I named each clips using initials, so the first clips from the track `43_Vox18.wav` in _The Apprehended - Still Flyin_
is named as `TA_SF_43_Vox18_01.wav`, etc. I can't provide the raw audio, but you can use the files in [mark_time](mark_time)
which contain the start time and end time of each clips, to manually recreate them.

## Data

* [annotations](annotations.csv): the vocal techniques of each samples, labeled by metal youtuber [Edward].
* [features](features.csv): audio features (except chroma related) extracted with [librosa].

[Edward]: https://www.youtube.com/channel/UCu1FDV-RQS8V3s82RuNmOWg
[librosa]: https://librosa.github.io/librosa/

## Code

Require pandas, sklearn, matplotlib and librosa be installed.

1. [get_features](get_features.py): features extraction from the audio (used to create `features.csv`).
Most of the code are borrowed from [FMA](https://github.com/mdeff/fma/blob/master/features.py).
2. [analysis](analysis.py): show the melspectrogram of some samples.

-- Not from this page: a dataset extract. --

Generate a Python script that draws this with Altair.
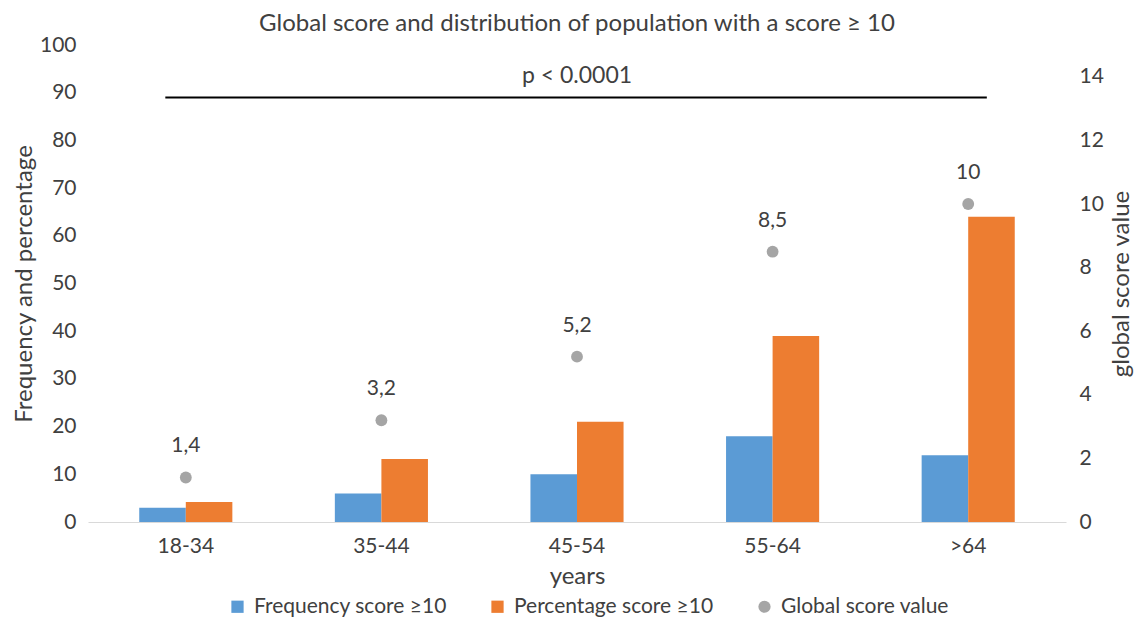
import altair as alt
import pandas as pd

categories = ["18-34", "35-44", "45-54", "55-64", ">64"]
frequency = [3, 6, 10, 18, 14]
percentage = [4.2, 13.2, 21, 39, 64]
global_score = [1.4, 3.2, 5.2, 8.5, 10]
global_labels = ["1,4", "3,2", "5,2", "8,5", "10"]
series_names = ["Frequency score ≥10", "Percentage score ≥10", "Global score value"]
series_colors = ["#5B9BD5", "#ED7D31", "#A5A5A5"]
series_shapes = ["square", "square", "circle"]
p_label = ["p < 0.0001"]
p_line_level = [89]
p_text_level = [93.5]
left_ticks = list(range(0, 101, 10))
right_ticks = list(range(0, 15, 2))

bars_df = pd.DataFrame({
    "year": categories * 2,
    "series": [series_names[0]] * len(categories) + [series_names[1]] * len(categories),
    "value": frequency + percentage,
})
pts_df = pd.DataFrame({
    "year": categories,
    "series": [series_names[2]] * len(categories),
    "score": global_score,
    "label": global_labels,
})
p_df = pd.DataFrame({
    "start": [categories[0]],
    "end": [categories[-1]],
    "mid": [categories[2]],
    "level": p_line_level,
    "tlevel": p_text_level,
    "text": p_label,
})

TXT = "#404040"

x_enc = alt.X(
    "year:N", sort=categories,
    scale=alt.Scale(paddingInner=0.524, paddingOuter=0.262),
    axis=alt.Axis(title="years", labelAngle=0, ticks=False, grid=False,
                  domainColor="#D9D9D9", domainWidth=1.2,
                  labelFontSize=21, labelColor=TXT, labelPadding=13,
                  titleFontSize=24, titleFontWeight="normal", titleColor=TXT,
                  titlePadding=8),
)

left_scale = alt.Scale(domain=[0, 100], nice=False)
left_axis = alt.Axis(values=left_ticks, orient="left", title="Frequency and percentage",
                     domain=False, ticks=False, grid=False,
                     labelFontSize=21, labelColor=TXT, labelPadding=12,
                     titleFontSize=24, titleFontWeight="normal", titleColor=TXT,
                     titlePadding=3)

right_scale = alt.Scale(domain=[0, 15], nice=False)
right_axis = alt.Axis(values=right_ticks, orient="right", title="global score value",
                      domain=False, ticks=False, grid=False,
                      labelFontSize=21, labelColor=TXT, labelPadding=13,
                      titleFontSize=24, titleFontWeight="normal", titleColor=TXT,
                      titlePadding=30, titleAngle=270)

color_scale = alt.Scale(domain=series_names, range=series_colors)
shape_scale = alt.Scale(domain=series_names, range=series_shapes)


def make_legend():
    return alt.Legend(title=None, orient="none", direction="horizontal",
                      legendX=139, legendY=551,
                      labelFontSize=21, labelColor=TXT, labelLimit=400,
                      symbolSize=150, symbolStrokeWidth=0, columnPadding=40,
                      labelOffset=6)


bars = alt.Chart(bars_df).mark_bar().encode(
    x=x_enc,
    xOffset=alt.XOffset("series:N", sort=series_names[:2], scale=alt.Scale(paddingInner=0, paddingOuter=0)),
    y=alt.Y("value:Q", scale=left_scale, axis=left_axis),
    color=alt.Color("series:N", scale=color_scale, legend=make_legend()),
)

p_rule = alt.Chart(p_df).mark_rule(color="#000000", strokeWidth=2).encode(
    x=alt.X("start:N", sort=categories, bandPosition=0.28),
    x2=alt.X2("end:N", bandPosition=0.7),
    y=alt.Y("level:Q"),
)

p_text = alt.Chart(p_df).mark_text(fontSize=23, color=TXT).encode(
    x=alt.X("mid:N", sort=categories),
    y=alt.Y("tlevel:Q"),
    text="text:N",
)

left_layer = alt.layer(bars, p_rule, p_text)

points = alt.Chart(pts_df).mark_point(filled=True, size=140, opacity=1).encode(
    x=alt.X("year:N", sort=categories),
    y=alt.Y("score:Q", scale=right_scale, axis=right_axis),
    color=alt.Color("series:N", scale=color_scale, legend=make_legend()),
    shape=alt.Shape("series:N", scale=shape_scale, legend=make_legend()),
)

labels = alt.Chart(pts_df).mark_text(dy=-31, fontSize=21, color=TXT).encode(
    x=alt.X("year:N", sort=categories),
    y=alt.Y("score:Q", scale=right_scale),
    text="label:N",
)

right_layer = alt.layer(points, labels)

chart = alt.layer(left_layer, right_layer).resolve_scale(y="independent").properties(
    width=978, height=477,
    autosize=alt.AutoSizeParams(type="none"),
    padding={"left": 80, "top": 37, "right": 68, "bottom": 95},
    title=alt.Title("Global score and distribution of population with a score ≥ 10",
                    fontSize=24, fontWeight="normal", color=TXT, offset=-2),
).configure(font="Lato").configure_view(stroke=None)

chart.save("out.html", embed_options={"renderer": "svg", "actions": False})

Require raw audio files.
3. [baseline](baseline_svm.py): baseline svm model for vocal techniques recognition.

## Melspectrogram of some samples

![](images/compare1.png)
![](images/compare2.png)
![](images/compare3.png)
![](images/compare4.png)
![](images/compare5.png)
![](images/compare6.png)

## Samples distribution after dimension reduction using LDA

![](images/LDA1.png)
![](images/LDA2.png)

## Environment

* ubuntu 16.04 LTS
* python3.5.2 (using Pycharm 2018.1.4)

I also wrote a [report](report.pdf) in chinese about the making process.